* Work to complete *
Please write out the lines of the data exactly, beginning with the first and ending with the line containing "const yTicks = [0, 10, 20, 30, 40, 50, 60, 70];"; leave the pictures behind.

>> BEGIN Data section

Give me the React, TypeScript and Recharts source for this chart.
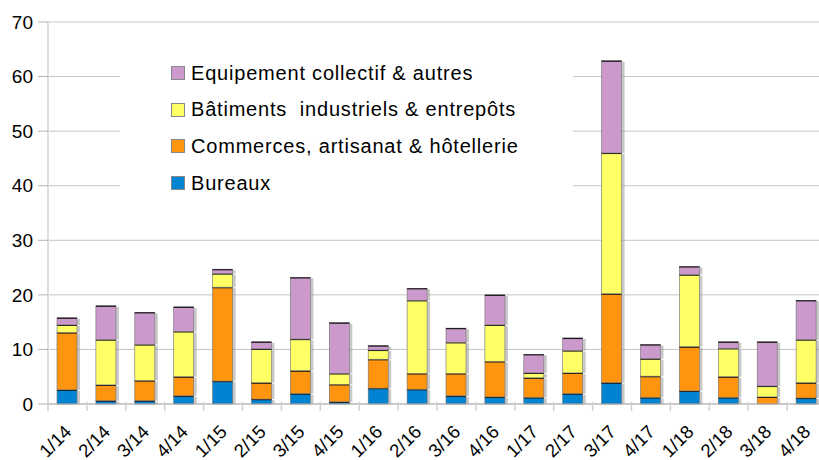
import React from 'react';
import {Bar, BarChart, CartesianGrid, Legend, XAxis, YAxis} from "recharts";

const quarters = ['1/14', '2/14', '3/14', '4/14', '1/15', '2/15', '3/15', '4/15', '1/16', '2/16',
    '3/16', '4/16', '1/17', '2/17', '3/17', '4/17', '1/18', '2/18', '3/18', '4/18'];
const bureaux = [2.6, 0.6, 0.6, 1.5, 4.2, 0.9, 1.9, 0.4, 2.9, 2.7, 1.5, 1.3, 1.2, 1.9, 3.9, 1.2, 2.4, 1.2, 0, 1.1];
const commerces = [10.5, 2.9, 3.7, 3.5, 17.2, 3.0, 4.2, 3.2, 5.3, 2.9, 4.1, 6.5, 3.6, 3.8, 16.3, 3.9, 8.1, 3.8, 1.3, 2.8];
const industriels = [1.4, 8.3, 6.6, 8.3, 2.5, 6.2, 5.8, 2.0, 1.7, 13.4, 5.7, 6.7, 0.9, 4.1, 25.8, 3.2, 13.2, 5.2, 2.0, 7.9];
const equipement = [1.3, 6.2, 5.9, 4.5, 0.8, 1.3, 11.3, 9.3, 0.8, 2.2, 2.6, 5.5, 3.4, 2.3, 16.9, 2.6, 1.5, 1.2, 8.1, 7.2];
const yTicks = [0, 10, 20, 30, 40, 50, 60, 70];

const series = [
    {key: "bureaux", name: "Bureaux", fill: "#0084d1"},
    {key: "commerces", name: "Commerces, artisanat & hôtellerie", fill: "#ff950e"},
    {key: "industriels", name: "Bâtiments  industriels & entrepôts", fill: "#ffff66"},
    {key: "equipement", name: "Equipement collectif & autres", fill: "#cc99cc"},
];

const data = quarters.map((q, i) => ({
    quarter: q,
    bureaux: bureaux[i],
    commerces: commerces[i],
    industriels: industriels[i],
    equipement: equipement[i],
}));

const FONT = '"Liberation Sans", Arial, sans-serif';

function SegmentShape(props: any) {
    const {x, y, width, height, fill} = props;
    if (!height || height <= 0) return null;
    return (
        <g>
            <rect x={x + width} y={y + 1} width={3} height={height - 1} fill="#9a9a9a" opacity={0.55}/>
            <rect x={x} y={y} width={width} height={height} fill={fill} stroke="#6e6e6e" strokeWidth={0.6}/>
            <line x1={x} x2={x + width} y1={y + 0.5} y2={y + 0.5} stroke="#1a1a1a" strokeWidth={1.2}/>
        </g>
    );
}

function XTick(props: any) {
    const {x, y, payload} = props;
    const half = payload && payload.offset ? payload.offset : 19.45;
    const tx = x + 5;
    const ty = y + 21;
    return (
        <g>
            <line x1={x - half} x2={x - half} y1={y - 10} y2={y - 1} stroke="#d0d0d0" strokeWidth={1.5}/>
            <text
                x={tx}
                y={ty}
                textAnchor="end"
                transform={`rotate(-45 ${tx} ${ty})`}
                fontSize={18.5}
                fontFamily={FONT}
                fill="#000"
            >
                {payload.value}
            </text>
        </g>
    );
}

function LegendBox() {
    const items = [...series].reverse();
    return (
        <div style={{background: "#fff", width: 453, height: 150, paddingTop: 5, boxSizing: "border-box"}}>
            {items.map((item) => (
                <div key={item.key} style={{display: "flex", alignItems: "center", height: 36.6, paddingLeft: 51}}>
                    <span style={{
                        width: 14, height: 14, backgroundColor: item.fill, border: "1px solid #888",
                        boxSizing: "border-box", marginRight: 6, display: "inline-block"
                    }}></span>
                    <span style={{fontFamily: FONT, fontSize: 20, letterSpacing: 0.8, color: "#000", whiteSpace: "pre"}}>{item.name}</span>
                </div>
            ))}
        </div>
    );
}

export default function App(): React.ReactElement {
    return (
        <div style={{position: "absolute", left: 0, top: 0, width: 819, height: 460, overflow: "hidden", background: "#fff"}}>
            <BarChart
                width={830}
                height={460}
                data={data}
                margin={{top: 22, right: 4, bottom: 0, left: 0}}
                barSize={20}
            >
                <CartesianGrid vertical={false} stroke="#c4c4c4"/>
                <XAxis
                    dataKey="quarter"
                    height={56}
                    interval={0}
                    tickLine={false}
                    axisLine={{stroke: "#b3b3b3"}}
                    tick={<XTick/>}
                />
                <YAxis
                    width={48}
                    domain={[0, 70]}
                    ticks={yTicks}
                    interval={0}
                    tickSize={10}
                    tickMargin={5}
                    tickLine={{stroke: "#b3b3b3"}}
                    axisLine={{stroke: "#dddddd", strokeWidth: 2}}
                    tick={{fontSize: 19, fill: "#000", fontFamily: FONT}}
                />
                <Legend
                    layout="vertical"
                    align="center"
                    verticalAlign="middle"
                    content={<LegendBox/>}
                    wrapperStyle={{position: "absolute", left: 120, top: 50, width: 453, height: 150}}
                />
                {series.map((s) => (
                    <Bar
                        key={s.key}
                        dataKey={s.key}
                        name={s.name}
                        stackId="a"
                        fill={s.fill}
                        shape={<SegmentShape/>}
                        isAnimationActive={false}
                    />
                ))}
            </BarChart>
        </div>
    );
}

>> END Data section

* Result of this task *
Give me the React, TypeScript and Recharts source for this chart.
import React from 'react';
import {Bar, BarChart, CartesianGrid, Legend, XAxis, YAxis} from "recharts";

const quarters = ['1/14', '2/14', '3/14', '4/14', '1/15', '2/15', '3/15', '4/15', '1/16', '2/16',
    '3/16', '4/16', '1/17', '2/17', '3/17', '4/17', '1/18', '2/18', '3/18', '4/18'];
const bureaux = [2.6, 0.6, 0.6, 1.5, 4.2, 0.9, 1.9, 0.4, 2.9, 2.7, 1.5, 1.3, 1.2, 1.9, 3.9, 1.2, 2.4, 1.2, 0, 1.1];
const commerces = [10.5, 2.9, 3.7, 3.5, 17.2, 3.0, 4.2, 3.2, 5.3, 2.9, 4.1, 6.5, 3.6, 3.8, 16.3, 3.9, 8.1, 3.8, 1.3, 2.8];
const industriels = [1.4, 8.3, 6.6, 8.3, 2.5, 6.2, 5.8, 2.0, 1.7, 13.4, 5.7, 6.7, 0.9, 4.1, 25.8, 3.2, 13.2, 5.2, 2.0, 7.9];
const equipement = [1.3, 6.2, 5.9, 4.5, 0.8, 1.3, 11.3, 9.3, 0.8, 2.2, 2.6, 5.5, 3.4, 2.3, 16.9, 2.6, 1.5, 1.2, 8.1, 7.2];
const yTicks = [0, 10, 20, 30, 40, 50, 60, 70];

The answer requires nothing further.